May 06, 2014
Florida Hospitals Celebrate National Day of Prayer

VOLUSIA & FLAGLER COUNTIES, May 7, 2014 – On May 1, Florida Hospital DeLand and Florida Hospital Memorial Medical Center honored National Day of Prayer with celebrations.

The National Day of Prayer is an annual observance held on the first Thursday of May, inviting people of all faiths to pray for the nation. Created in 1952 by a joint resolution of the United States Congress, National Day of Prayer was signed into law by President Harry S. Truman.

The National Day of Prayer is a day that transcends differences, bringing together citizens from all backgrounds. It holds a great significance for the nation, as it provides a day for Americans to recall and to teach the way in which the founding fathers sought the wisdom of God when faced with critical decisions.

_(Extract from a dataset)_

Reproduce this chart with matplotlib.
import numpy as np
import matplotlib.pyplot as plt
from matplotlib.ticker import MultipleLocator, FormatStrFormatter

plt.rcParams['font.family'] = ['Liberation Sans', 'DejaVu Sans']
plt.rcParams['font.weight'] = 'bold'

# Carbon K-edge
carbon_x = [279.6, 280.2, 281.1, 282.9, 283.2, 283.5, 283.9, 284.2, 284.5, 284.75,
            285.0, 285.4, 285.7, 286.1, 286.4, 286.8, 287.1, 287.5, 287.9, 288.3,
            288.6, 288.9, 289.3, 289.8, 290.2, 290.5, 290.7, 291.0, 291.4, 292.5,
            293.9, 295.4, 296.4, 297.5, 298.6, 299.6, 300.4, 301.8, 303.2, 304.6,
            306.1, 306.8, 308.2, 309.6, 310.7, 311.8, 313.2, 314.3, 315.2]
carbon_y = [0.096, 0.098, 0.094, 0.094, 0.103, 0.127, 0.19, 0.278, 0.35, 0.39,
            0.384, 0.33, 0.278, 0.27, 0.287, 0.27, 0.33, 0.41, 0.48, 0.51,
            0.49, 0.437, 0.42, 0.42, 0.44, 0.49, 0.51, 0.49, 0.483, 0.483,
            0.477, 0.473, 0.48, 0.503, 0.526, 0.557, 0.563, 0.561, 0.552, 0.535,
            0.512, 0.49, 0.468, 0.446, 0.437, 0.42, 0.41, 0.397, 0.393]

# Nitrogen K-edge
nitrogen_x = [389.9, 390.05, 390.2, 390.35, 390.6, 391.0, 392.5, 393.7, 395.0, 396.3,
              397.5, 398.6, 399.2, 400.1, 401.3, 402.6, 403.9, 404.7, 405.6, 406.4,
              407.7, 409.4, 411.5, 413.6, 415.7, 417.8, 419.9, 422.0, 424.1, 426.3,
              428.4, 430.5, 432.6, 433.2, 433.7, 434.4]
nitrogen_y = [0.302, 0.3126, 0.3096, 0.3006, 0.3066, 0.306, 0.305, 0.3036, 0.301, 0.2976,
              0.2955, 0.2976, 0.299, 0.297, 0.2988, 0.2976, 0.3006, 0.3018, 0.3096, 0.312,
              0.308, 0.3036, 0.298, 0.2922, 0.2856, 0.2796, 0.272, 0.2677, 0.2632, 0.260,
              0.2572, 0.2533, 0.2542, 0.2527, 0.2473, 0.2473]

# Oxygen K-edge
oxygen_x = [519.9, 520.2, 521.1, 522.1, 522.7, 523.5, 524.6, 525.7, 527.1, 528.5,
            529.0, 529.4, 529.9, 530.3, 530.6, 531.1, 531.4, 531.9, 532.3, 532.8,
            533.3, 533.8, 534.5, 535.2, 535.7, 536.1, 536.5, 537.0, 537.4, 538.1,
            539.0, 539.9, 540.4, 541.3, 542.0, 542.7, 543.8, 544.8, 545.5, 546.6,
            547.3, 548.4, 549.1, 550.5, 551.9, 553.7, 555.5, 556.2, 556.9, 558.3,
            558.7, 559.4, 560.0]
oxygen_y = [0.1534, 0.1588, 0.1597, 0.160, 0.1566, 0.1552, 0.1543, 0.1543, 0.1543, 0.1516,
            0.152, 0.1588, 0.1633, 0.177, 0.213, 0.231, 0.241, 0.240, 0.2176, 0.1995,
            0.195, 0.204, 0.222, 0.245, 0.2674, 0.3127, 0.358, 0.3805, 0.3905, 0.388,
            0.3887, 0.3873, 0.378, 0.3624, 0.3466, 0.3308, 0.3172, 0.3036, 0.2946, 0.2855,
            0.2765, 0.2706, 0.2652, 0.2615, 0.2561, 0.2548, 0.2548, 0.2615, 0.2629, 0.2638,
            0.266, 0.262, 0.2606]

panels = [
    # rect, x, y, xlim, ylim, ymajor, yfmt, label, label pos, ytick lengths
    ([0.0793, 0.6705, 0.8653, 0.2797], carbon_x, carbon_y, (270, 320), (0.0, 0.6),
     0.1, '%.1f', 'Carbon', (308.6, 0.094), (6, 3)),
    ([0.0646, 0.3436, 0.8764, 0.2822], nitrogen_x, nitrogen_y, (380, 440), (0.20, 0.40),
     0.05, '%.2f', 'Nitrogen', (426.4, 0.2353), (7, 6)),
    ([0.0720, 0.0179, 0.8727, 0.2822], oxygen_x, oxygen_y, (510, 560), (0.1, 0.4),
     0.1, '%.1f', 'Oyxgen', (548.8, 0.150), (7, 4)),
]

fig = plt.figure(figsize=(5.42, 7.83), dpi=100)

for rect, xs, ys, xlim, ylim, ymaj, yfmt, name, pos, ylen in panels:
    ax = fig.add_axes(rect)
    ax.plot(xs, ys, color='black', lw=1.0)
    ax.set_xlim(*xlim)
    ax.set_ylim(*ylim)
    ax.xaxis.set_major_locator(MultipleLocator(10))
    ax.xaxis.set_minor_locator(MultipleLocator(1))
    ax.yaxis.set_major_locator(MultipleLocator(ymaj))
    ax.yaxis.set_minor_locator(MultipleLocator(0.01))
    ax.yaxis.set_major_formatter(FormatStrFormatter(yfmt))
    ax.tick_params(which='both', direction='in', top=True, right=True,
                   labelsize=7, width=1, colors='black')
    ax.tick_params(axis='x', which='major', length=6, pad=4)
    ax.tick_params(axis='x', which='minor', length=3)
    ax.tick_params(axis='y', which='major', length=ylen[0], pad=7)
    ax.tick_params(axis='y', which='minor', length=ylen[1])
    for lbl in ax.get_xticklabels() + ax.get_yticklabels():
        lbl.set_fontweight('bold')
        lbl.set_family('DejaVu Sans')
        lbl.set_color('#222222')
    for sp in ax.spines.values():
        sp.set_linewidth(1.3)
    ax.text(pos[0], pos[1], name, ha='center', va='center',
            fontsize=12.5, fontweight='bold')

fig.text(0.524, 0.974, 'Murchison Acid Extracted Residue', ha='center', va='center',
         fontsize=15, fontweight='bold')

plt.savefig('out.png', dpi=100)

At Florida Hospital Memorial Medical Center in Daytona Beach, guests joined the hospital in the Healing Garden for a moment of morning reflection with the Indigo Christian Academy Choir, Harry Watt of Gideon’s Bibles, and Chaplain David Allen, Jr. from Bethune-Cookman University.

At Florida Hospital DeLand, staff and visitors joined together for a prayer led by Chaplain Rudy Sterling. Additionally, Karl Marvin, Florida Hospital DeLand cardiovascular interventional technologist and talented musician, performed “America the Beautiful” while audience sang along.

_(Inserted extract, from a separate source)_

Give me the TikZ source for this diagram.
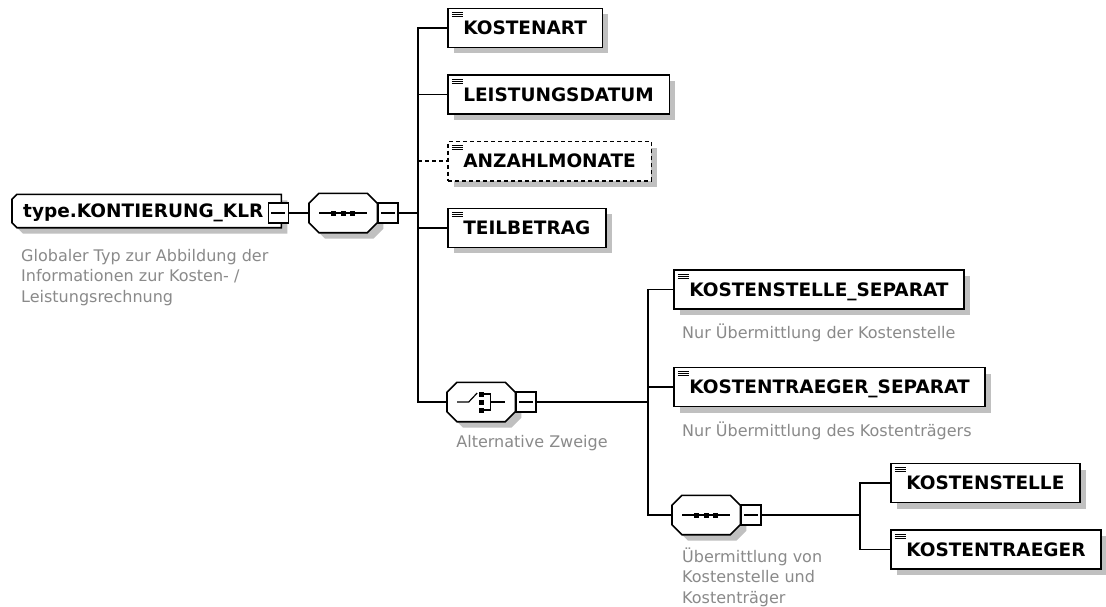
\documentclass[tikz,border=0pt]{standalone}
\usepackage{fontspec}
\setmainfont{DejaVu Sans}
\usetikzlibrary{positioning,shadows,backgrounds}
\definecolor{shade}{HTML}{C0C0C0}
\definecolor{note}{HTML}{8A8A8A}
\tikzset{
  shadowed/.style={drop shadow={shadow xshift=6pt, shadow yshift=-6pt, fill=shade, opacity=1}},
  element/.style={rectangle, draw=black, line width=1.6pt, fill=white, shadowed,
                  minimum height=39pt, inner xsep=15.5pt, inner ysep=0pt,
                  text height=13.5pt, text depth=0pt,
                  font=\fontsize{18.5}{20}\selectfont\bfseries,
                  path picture={\foreach \k in {4,6,8}
                    \draw[solid, line width=1pt, black]
                      ([xshift=4pt, yshift=-\k pt]path picture bounding box.north west) -- ++(11pt,0pt);}},
  optional/.style={element, dash pattern=on 4pt off 3pt},
  roottype/.style={rectangle, minimum width=269pt, minimum height=33pt, inner sep=0pt,
                   text width=247pt, align=left, text height=13.5pt, text depth=0pt,
                   font=\fontsize{18.5}{20}\selectfont\bfseries},
  compositor/.style={rectangle, minimum width=68pt, minimum height=39pt, inner sep=0pt},
  outline/.style={draw=black, line width=1.6pt, fill=white, shadowed},
  sequence/.style={compositor, path picture={
      \begin{scope}[shift={(path picture bounding box.center)}]
        \draw[line width=1.2pt, black] (-24pt,0pt) -- (24pt,0pt);
        \foreach \d in {-9.5,0,9.5}
          \fill[black] (\d pt-2.5pt,-2.5pt) rectangle ++(5pt,5pt);
      \end{scope}}},
  choice/.style={compositor, path picture={
      \begin{scope}[shift={(path picture bounding box.center)}, line width=1.2pt, black]
        \draw (-24pt,0pt) -- (-12.5pt,0pt) -- (-4pt,9pt);
        \foreach \d in {-8,0,8}
          \fill[black] (-2.5pt,\d pt-2.5pt) rectangle ++(5pt,5pt);
        \draw (2.5pt,8pt) -- (9pt,8pt) -- (9pt,-8pt) -- (2.5pt,-8pt) (9pt,0pt) -- (24pt,0pt);
      \end{scope}}},
  collapse/.style={rectangle, draw=black, line width=1.4pt, fill=white, minimum size=20pt,
                   inner sep=0pt,
                   path picture={\draw[line width=1.2pt, black]
                     ([xshift=-7pt]path picture bounding box.center) -- ++(14pt,0pt);}},
  note/.style={font=\fontsize{16}{20.5}\selectfont, text=note, align=left, inner sep=0pt},
  link/.style={line width=1.6pt, draw=black},
  optlink/.style={link, dash pattern=on 4pt off 3pt}
}
% #1 node, #2 left cut, #3 right cut
\newcommand\chamferbox[3]{%
  \path[outline] ([xshift=#2]#1.north west) -- ([xshift=-#3]#1.north east)
    -- ([yshift=-#3]#1.north east) -- ([yshift=#3]#1.south east)
    -- ([xshift=-#3]#1.south east) -- ([xshift=#2]#1.south west)
    -- ([yshift=#2]#1.south west) -- ([yshift=-#2]#1.north west) -- cycle;}
\begin{document}
\begin{tikzpicture}[x=1pt, y=-1pt]
\useasboundingbox (0,0) rectangle (1106,607);

\node[roottype, anchor=west] (root) at (12,211) {type.KONTIERUNG\_KLR};
\node[collapse] (rootm) at ([xshift=-3pt, yshift=-2pt]root.east) {};
\node[note, anchor=north west] (rootnote) at (21,249)
  {Globaler Typ zur Abbildung der\\Informationen zur Kosten- /\\Leistungsrechnung};

\node[sequence, anchor=west] (seq1) at (309,213) {};
\node[collapse, right=0pt of seq1] (seq1m) {};
\coordinate (bus1) at (418,213);

\node[element, anchor=west] (kostenart) at (447,28) {KOSTENART};
\node[element, below=26pt of kostenart.south west, anchor=north west] (leistungsdatum) {LEISTUNGSDATUM};
\node[optional, below=26pt of leistungsdatum.south west, anchor=north west] (anzahlmonate) {ANZAHLMONATE};
\node[element, below=26pt of anzahlmonate.south west, anchor=north west] (teilbetrag) {TEILBETRAG};

\node[choice, anchor=west] (choice) at (447,402) {};
\node[collapse, right=0pt of choice] (choicem) {};
\node[note, anchor=base west] (choicenote) at ([xshift=-25pt, yshift=-25.5pt]choice.south) {Alternative Zweige};
\coordinate (bus2) at (648,402);

\node[element, anchor=west] (kss) at (673,289.5) {KOSTENSTELLE\_SEPARAT};
\node[note, anchor=base west] (kssnote) at ([xshift=9pt, yshift=-29pt]kss.south west) {Nur Übermittlung der Kostenstelle};
\node[element, below=57pt of kss.south west, anchor=north west] (kts) {KOSTENTRAEGER\_SEPARAT};
\node[note, anchor=base west] (ktsnote) at ([xshift=9pt, yshift=-29pt]kts.south west) {Nur Übermittlung des Kostenträgers};

\node[sequence, anchor=west] (seq2) at (672,515) {};
\node[collapse, right=0pt of seq2] (seq2m) {};
\node[note, anchor=north west] (seq2note) at (682,547.5)
  {Übermittlung von\\Kostenstelle und\\Kostenträger};
\coordinate (bus3) at (860,515);

\node[element, anchor=west] (kostenstelle) at (890,483) {KOSTENSTELLE};
\node[element, below=26pt of kostenstelle.south west, anchor=north west] (kostentraeger) {KOSTENTRAEGER};

\draw[link] (rootm.east) -- (rootm.east -| seq1.west);
\draw[link] (seq1m) -- (bus1);
\foreach \n in {kostenart, leistungsdatum, teilbetrag, choice}
  \draw[link] (bus1) |- (\n);
\draw[optlink] (bus1 |- anzahlmonate.west) -- (anzahlmonate);
\draw[link] (choicem) -- (bus2);
\foreach \n in {kss, kts, seq2}
  \draw[link] (bus2) |- (\n);
\draw[link] (seq2m) -- (bus3);
\foreach \n in {kostenstelle, kostentraeger}
  \draw[link] (bus3) |- (\n);

\begin{scope}[on background layer]
  \fill[white] (0,0) rectangle (1106,607);
  \chamferbox{root}{5pt}{0pt}
  \foreach \n in {seq1, choice, seq2} {\chamferbox{\n}{10pt}{10pt}}
\end{scope}
\end{tikzpicture}
\end{document}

About Florida Hospital Volusia/Flagler
Florida Hospital Volusia/Flagler is a member of Adventist Health System, a faith-based health care organization with 45 hospital campuses and nearly 8,300 licensed beds in 10 states. With five hospitals in Volusia and Flagler counties, Florida Hospital is the largest hospital system in the area, with 788 beds, 4,800 employees, and 650,000 patients every year. Florida Hospital Volusia/Flagler’s mission is to extend the healing ministry of Christ, and in 2013, the hospitals collectively contributed nearly $104 million in benefits to the underprivileged, the community’s overall health and wellness and spiritual needs, and capital improvements.